Крайне честолюбивый Миних рассчитывал на одно из первых мест в государстве; но ни новых постов, ни ожидавшегося звания генералиссимуса он от регента не получил. Шведский дипломат отметил, что после ссоры Бирона с Минихом по поводу оказания последнему почестей со стороны гвардейских караулов фельдмаршал стал появляться при дворе Елизаветы. Если допустить, что эти контакты были не случайны, то не исключено, что фельдмаршал считал возможным использовать имя цесаревны в предстоявшей акции. Но он все же предпочел выступить от имени матери императора.
Постаравшиеся узнать подробности нового переворота дипломаты установили, что 7-го или утром 8 ноября 1740 года Миних беседовал с Анной Леопольдовной и после жалоб принцессы на регента обещал ей свою помощь. Сам Миних утверждал в мемуарах, что Анна поручила ему арестовать герцога. Сын Миниха и его адъютант Манштейн указывали, что фельдмаршал взял на себя инициативу и сам предложил арестовать регента.
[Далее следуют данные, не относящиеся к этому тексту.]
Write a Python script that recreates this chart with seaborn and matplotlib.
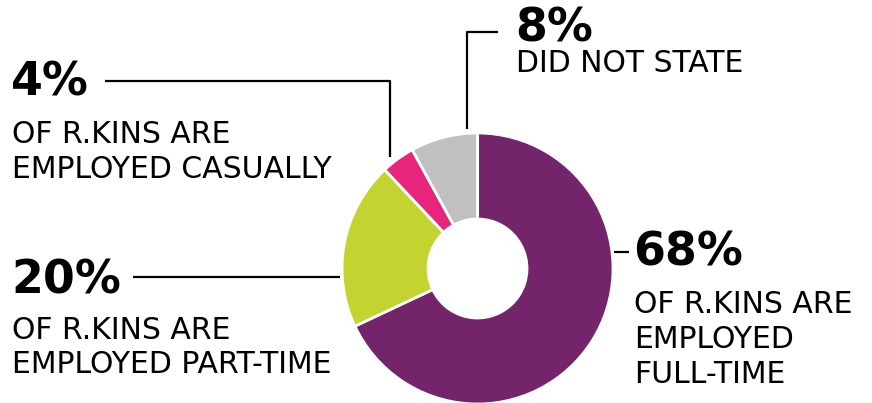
import matplotlib.pyplot as plt
import seaborn as sns

# employment breakdown, clockwise from 12 o'clock
labels = ['Full-time', 'Part-time', 'Casual', 'Did not state']
shares = [68, 20, 4, 8]
colors = ['#73246B', '#C3D330', '#E7267B', '#C0C0C0']

pct_text = ['68%', '20%', '4%', '8%']
sub_text = ['OF R.KINS ARE\nEMPLOYED\nFULL-TIME',
            'OF R.KINS ARE\nEMPLOYED PART-TIME',
            'OF R.KINS ARE\nEMPLOYED CASUALLY',
            'DID NOT STATE']

W, H = 872, 403

sns.set_theme(style='white')
plt.rcParams['font.family'] = ['DejaVu Sans']

fig = plt.figure(figsize=(W / 100, H / 100), dpi=100)
ax = fig.add_axes([0, 0, 1, 1])


def px(x, y):
    # picture pixels (top-left origin) -> data coords
    return x, H - y


cx, cy = px(477.5, 268.5)
ax.pie(shares, colors=colors, startangle=90, counterclock=False,
       radius=135.5, center=(cx, cy),
       wedgeprops=dict(width=86, edgecolor='white', linewidth=2))

ax.set_xlim(0, W)
ax.set_ylim(0, H)
ax.set_aspect('equal')
ax.axis('off')

# leader lines
leaders = [
    [(614, 252), (629, 252)],
    [(133, 277), (340, 277)],
    [(105, 81), (390, 81), (390, 157)],
    [(498, 32), (467, 32), (467, 129)],
]
for pts in leaders:
    xs, ys = zip(*[px(x, y) for x, y in pts])
    ax.plot(xs, ys, color='black', lw=1.6, solid_capstyle='butt')

# text blocks: x, baseline of the percentage, baselines of the sub lines
blocks = [
    (633, 266, [313, 348, 383]),
    (11, 293, [339, 373]),
    (11, 96, [143, 178]),
    (515, 41, [72]),
]
for (x, yb, sub_ys), pct, sub in zip(blocks, pct_text, sub_text):
    ax.text(*px(x, yb), pct, fontsize=33, fontweight='bold',
            color='black', va='baseline', ha='left')
    for line, ys in zip(sub.split('\n'), sub_ys):
        ax.text(*px(x + 1, ys), line, fontsize=21.5, color='black',
                va='baseline', ha='left')

fig.savefig('out.png', dpi=100, facecolor='white')
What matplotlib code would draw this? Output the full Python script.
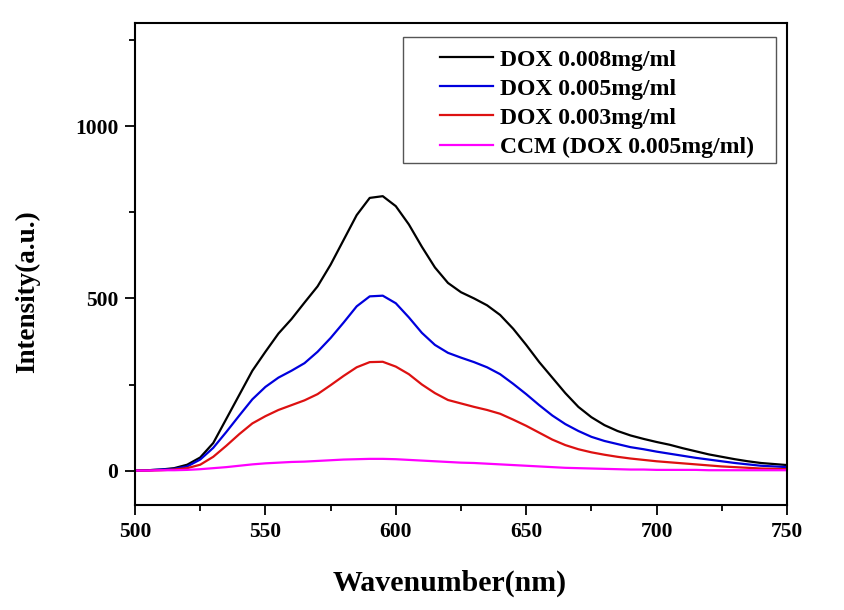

Накануне акции Миних присутствовал на обеде у Бирона, который был в подавленном настроении и даже зачем-то спросил фельдмаршала (по данным Финча, это сделал присутствовавший вместе с принцем Антоном обер-гофмаршал Левенвольде): «Не предпринимал ли он во время походов каких-нибудь важных дел ночью?» — на что Миних, не смутившись, ответил: «Не помню, чтобы случалось предпринимать что-нибудь необыкновенное ночью, но мое правило было пользоваться всеми обстоятельствами, когда они окажутся благоприятными».